Lindenberg: Estranha-se a apatia popular. Veja porquê

É curioso como de umas semanas para cá alguns jornais do eixo Rio-São Paulo, notadamente, 'O Globo', vêm insistindo na tese de que há uma certa letargia na mocidade, quando não na sociedade brasileira, inerte diante da crise "moral" que atinge o Governo. Começou quando o correspondente do El País aqui, Juan Arias, mandou matéria para o jornal dele falando disso – ele não conseguia entender como a sociedade brasileira ficava passiva diante da crise que os jornais locais denunciam todo dia. Como o texto de Arias não causou repercussão aqui, o jornal da família Marinho resolveu fazer ele mesmo o que não encontrou nos outros. E mandou fazer matéria farta com o correspondente espanhol e, por cima, publicou o artigo publicado no El País.

Pois bem. Vira e mexe o jornal carioca e os paulistas tocam no assunto. 'O Globo' pegou a UNE como exemplo da letargia e ainda hoje reclama que a entidade não protesta, não se manifesta, é tomada por um silêncio total. Há uma nítida provocação do jornal para que os estudantes, pelo menos eles, saiam às ruas para protestar contra o Governo.

Mais do que provocação, parece haver um estímulo para as manifestações de rua, como se isso fosse resolver alguma coisa, já que não se imagina que a ação do jornal é para satisfazer o correspondente do El País, decepcionado porque aqui, ao contrário dos países do Oriente Médio, o povo está trabalhando, as lojas funcionando, o comércio idem, as indústrias sem greve e a polícia atrás dos ladrões – inclusive dos de colarinho branco, como vê a cada apresentação televisiva da Polícia Federal. Quando não de empresários e até policiais, como noticiou este jornal, ao relatar a prisão de um grupo que comprava e vendia carvão vegetal, produto da ação criminosa.

Os mais velhos – ou menos moços, melhor – lembram-se da campanha que esses mesmos jornais usaram nas décadas de 50 e 60 contra Getúlio, Juscelino Kubitschek e João Goulart, dando eco à famosa "banda de música" da UDN. Logrou êxito no primeiro caso, levando o presidente ao suicídio, a estratégia foi derrotada por JK, mas acabou ganhando com a deposição de Jango pelos militares, que finalmente levaram a UDN ao poder, ainda que na garupa, e por pouco tempo, uma vez que preferiam aposentar os políticos e governar com os tecnocratas – alguns deles ainda saltitantes por aí.

Ora, ninguém desconhece que há corrupção no país. Neste como em outro qualquer.
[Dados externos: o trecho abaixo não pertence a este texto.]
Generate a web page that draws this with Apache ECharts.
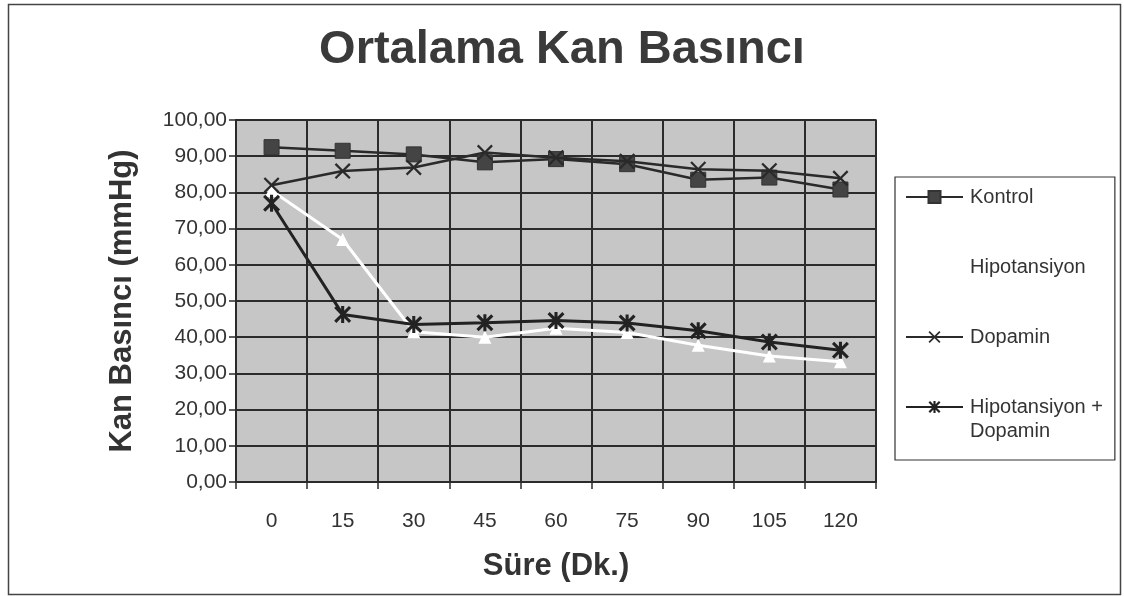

Como não se pode desconhecer o esforço quer do Governo quer de outras instituições, como o Ministério Público, para combatê-la. Agora mesmo, a presidente Dilma Rousseff leva adiante pesada tarefa de promover uma "faxina" no Ministério dos Transportes. Mas isso não conta para os neoudenistas, ainda que seja forçoso reconhecer que a presidente só entrou de sola na questão depois de denúncias da imprensa. Mas o fez de maneira desassombrada, surpreendendo até os mais críticos que não imaginavam que em pouco mais de duas semanas demitisse, exonerasse ou tomasse o cargo de volta de 16 pessoas, entre as quais um ministro que tem o mandato de senador.

De forma que é no mínimo estranha a maneira como esses jornais do Rio e São Paulo estão se comportando. E não se trata aqui do noticiário, descontado o exagero, mas do incentivo que dão à possibilidade de manifestações de rua, quando não à provocação, como 'O Globo', no caso da UNE e na repercussão que deu à suposta perplexidade do correspondente espanhol. Nem a oposição, que nutre aqui ou ali uma espécie de ódio a Lula e ao PT, chega ao extremo de pedir aos estudantes que saiam às ruas, como se quisessem reeditar o caso Collor. Há uma diferença fundamental entre um governo e outro que qualquer iniciante em Ciências Políticas admite: Collor perdera o apoio da população, enquanto os governos Lula e Dilma se fundamentam exatamente nele. Gostem ou não os seus críticos.